__EXERCISE OBJECTIVE__. Leave out the pictures and restate the rest of the data exactly.

________________________________________

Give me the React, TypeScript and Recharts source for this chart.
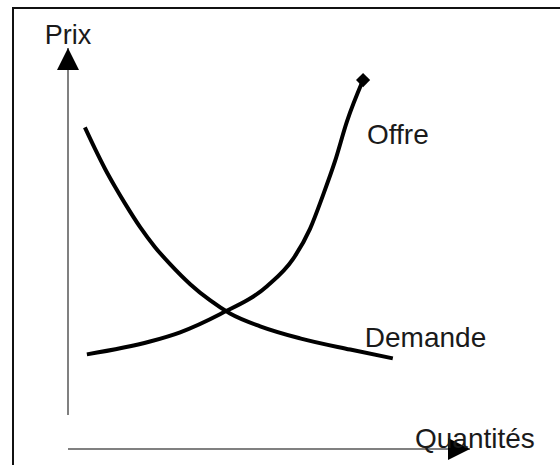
import { ComposedChart, Line, XAxis, YAxis, Label, LabelList } from 'recharts';

// quantities / prices on a 0-100 scale
const demandQty = [4.2, 6.7, 9.2, 11.7, 14.2, 17.9, 21.6, 25.4, 30.4, 35.3, 40.3, 47.8, 57.7, 70.2, 80.8];
const demandPrice = [80.2, 74.9, 69.9, 65.4, 61.2, 55.4, 50.4, 46.1, 41.1, 37.1, 33.8, 30.6, 27.6, 24.8, 22.6];

const supplyQty = [4.7, 20.4, 27.9, 37.8, 49.5, 56.0, 60.2, 63.4, 66.4, 69.4, 73.4];
const supplyPrice = [23.6, 26.8, 29.1, 33.6, 40.6, 47.4, 54.9, 63.2, 71.7, 81.7, 92.0];

const demandData = demandQty.map((q, i) => ({ q, p: demandPrice[i] }));
const supplyData = supplyQty.map((q, i) => ({ q, p: supplyPrice[i] }));

const FONT = '"Liberation Sans", Arial, sans-serif';
const TEXT = '#1a1a1a';

const EndMarker = (props: any) => {
  const { cx, cy, index } = props;
  if (index !== supplyData.length - 1) return <g key={`d-${index}`} />;
  return (
    <rect
      key={`d-${index}`}
      x={cx - 5}
      y={cy - 5}
      width={10}
      height={10}
      fill="#000"
      transform={`rotate(45 ${cx} ${cy})`}
    />
  );
};

const App = () => {
  return (
    <div style={{ position: 'absolute', left: 0, top: 0, width: 560, height: 465, background: '#fff', overflow: 'hidden' }}>
      <div
        style={{
          position: 'absolute',
          left: 12,
          top: 7,
          width: 600,
          height: 500,
          borderTop: '2px solid #111',
          borderLeft: '2px solid #111',
        }}
      />
      <ComposedChart
        width={560}
        height={465}
        margin={{ top: 48, right: 90, bottom: 0, left: 8 }}
        style={{ position: 'absolute', left: 0, top: 0 }}
      >
        <defs>
          <marker
            id="arrow"
            markerUnits="userSpaceOnUse"
            markerWidth={22}
            markerHeight={22}
            viewBox="0 0 22 22"
            refX={22}
            refY={11}
            orient="auto-start-reverse"
          >
            <path d="M0,0 L22,11 L0,22 z" fill="#000" />
          </marker>
        </defs>
        <XAxis
          type="number"
          dataKey="q"
          domain={[0, 100]}
          allowDataOverflow
          height={16}
          tick={false}
          tickLine={false}
          axisLine={{ stroke: '#808080', strokeWidth: 2, markerEnd: 'url(#arrow)' }}
        >
          <Label
            content={(props: any) => {
              const vb = props.viewBox;
              return (
                <text x={vb.x + vb.width - 55} y={vb.y - 1} fontSize={28} fontFamily={FONT} fill={TEXT}>
                  Quantités
                </text>
              );
            }}
          />
        </XAxis>
        <YAxis
          type="number"
          dataKey="p"
          domain={[0, 100]}
          allowDataOverflow
          width={60}
          tick={false}
          tickLine={false}
          axisLine={{ stroke: '#808080', strokeWidth: 2, strokeDasharray: '367 100', markerStart: 'url(#arrow)' }}
        >
          <Label
            content={(props: any) => {
              const vb = props.viewBox;
              return (
                <text x={vb.x + vb.width} y={vb.y - 4} textAnchor="middle" fontSize={27} fontFamily={FONT} fill={TEXT}>
                  Prix
                </text>
              );
            }}
          />
        </YAxis>
        <Line
          data={demandData}
          dataKey="p"
          type="monotone"
          stroke="#000"
          strokeWidth={4}
          dot={false}
          activeDot={false}
          isAnimationActive={false}
        >
          <LabelList
            dataKey="p"
            content={(props: any) =>
              props.index === demandData.length - 1 ? (
                <text x={props.x - 28} y={props.y - 11} fontSize={28} fontFamily={FONT} fill={TEXT}>
                  Demande
                </text>
              ) : null
            }
          />
        </Line>
        <Line
          data={supplyData}
          dataKey="p"
          type="monotone"
          stroke="#000"
          strokeWidth={4}
          dot={EndMarker}
          activeDot={false}
          isAnimationActive={false}
        >
          <LabelList
            dataKey="p"
            content={(props: any) =>
              props.index === supplyData.length - 2 ? (
                <text x={props.x + 20} y={props.y + 23} fontSize={28} fontFamily={FONT} fill={TEXT}>
                  Offre
                </text>
              ) : null
            }
          />
        </Line>
      </ComposedChart>
    </div>
  );
};

export default App;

________________________________________

__TASK SOLUTION__.
Give me the React, TypeScript and Recharts source for this chart.
import { ComposedChart, Line, XAxis, YAxis, Label, LabelList } from 'recharts';

// quantities / prices on a 0-100 scale
const demandQty = [4.2, 6.7, 9.2, 11.7, 14.2, 17.9, 21.6, 25.4, 30.4, 35.3, 40.3, 47.8, 57.7, 70.2, 80.8];
const demandPrice = [80.2, 74.9, 69.9, 65.4, 61.2, 55.4, 50.4, 46.1, 41.1, 37.1, 33.8, 30.6, 27.6, 24.8, 22.6];

const supplyQty = [4.7, 20.4, 27.9, 37.8, 49.5, 56.0, 60.2, 63.4, 66.4, 69.4, 73.4];
const supplyPrice = [23.6, 26.8, 29.1, 33.6, 40.6, 47.4, 54.9, 63.2, 71.7, 81.7, 92.0];

const demandData = demandQty.map((q, i) => ({ q, p: demandPrice[i] }));
const supplyData = supplyQty.map((q, i) => ({ q, p: supplyPrice[i] }));

const FONT = '"Liberation Sans", Arial, sans-serif';
const TEXT = '#1a1a1a';

const EndMarker = (props: any) => {
  const { cx, cy, index } = props;
  if (index !== supplyData.length - 1) return <g key={`d-${index}`} />;
  return (
    <rect
      key={`d-${index}`}
      x={cx - 5}
      y={cy - 5}
      width={10}
      height={10}
      fill="#000"
      transform={`rotate(45 ${cx} ${cy})`}
    />
  );
};

const App = () => {
  return (
    <div style={{ position: 'absolute', left: 0, top: 0, width: 560, height: 465, background: '#fff', overflow: 'hidden' }}>
      <div
        style={{
          position: 'absolute',
          left: 12,
          top: 7,
          width: 600,
          height: 500,
          borderTop: '2px solid #111',
          borderLeft: '2px solid #111',
        }}
      />
      <ComposedChart
        width={560}
        height={465}
        margin={{ top: 48, right: 90, bottom: 0, left: 8 }}
        style={{ position: 'absolute', left: 0, top: 0 }}
      >
        <defs>
          <marker
            id="arrow"
            markerUnits="userSpaceOnUse"
            markerWidth={22}
            markerHeight={22}
            viewBox="0 0 22 22"
            refX={22}
            refY={11}
            orient="auto-start-reverse"
          >
            <path d="M0,0 L22,11 L0,22 z" fill="#000" />
          </marker>
        </defs>
        <XAxis
          type="number"
          dataKey="q"
          domain={[0, 100]}
          allowDataOverflow
          height={16}
          tick={false}
          tickLine={false}
          axisLine={{ stroke: '#808080', strokeWidth: 2, markerEnd: 'url(#arrow)' }}
        >
          <Label
            content={(props: any) => {
              const vb = props.viewBox;
              return (
                <text x={vb.x + vb.width - 55} y={vb.y - 1} fontSize={28} fontFamily={FONT} fill={TEXT}>
                  Quantités
                </text>
              );
            }}
          />
        </XAxis>
        <YAxis
          type="number"
          dataKey="p"
          domain={[0, 100]}
          allowDataOverflow
          width={60}
          tick={false}
          tickLine={false}
          axisLine={{ stroke: '#808080', strokeWidth: 2, strokeDasharray: '367 100', markerStart: 'url(#arrow)' }}
        >
          <Label
            content={(props: any) => {
              const vb = props.viewBox;
              return (
                <text x={vb.x + vb.width} y={vb.y - 4} textAnchor="middle" fontSize={27} fontFamily={FONT} fill={TEXT}>
                  Prix
                </text>
              );
            }}
          />
        </YAxis>
        <Line
          data={demandData}
          dataKey="p"
          type="monotone"
          stroke="#000"
          strokeWidth={4}
          dot={false}
          activeDot={false}
          isAnimationActive={false}
        >
          <LabelList
            dataKey="p"
            content={(props: any) =>
              props.index === demandData.length - 1 ? (
                <text x={props.x - 28} y={props.y - 11} fontSize={28} fontFamily={FONT} fill={TEXT}>
                  Demande
                </text>
              ) : null
            }
          />
        </Line>
        <Line
          data={supplyData}
          dataKey="p"
          type="monotone"
          stroke="#000"
          strokeWidth={4}
          dot={EndMarker}
          activeDot={false}
          isAnimationActive={false}
        >
          <LabelList
            dataKey="p"
            content={(props: any) =>
              props.index === supplyData.length - 2 ? (
                <text x={props.x + 20} y={props.y + 23} fontSize={28} fontFamily={FONT} fill={TEXT}>
                  Offre
                </text>
              ) : null
            }
          />
        </Line>
      </ComposedChart>
    </div>
  );
};

export default App;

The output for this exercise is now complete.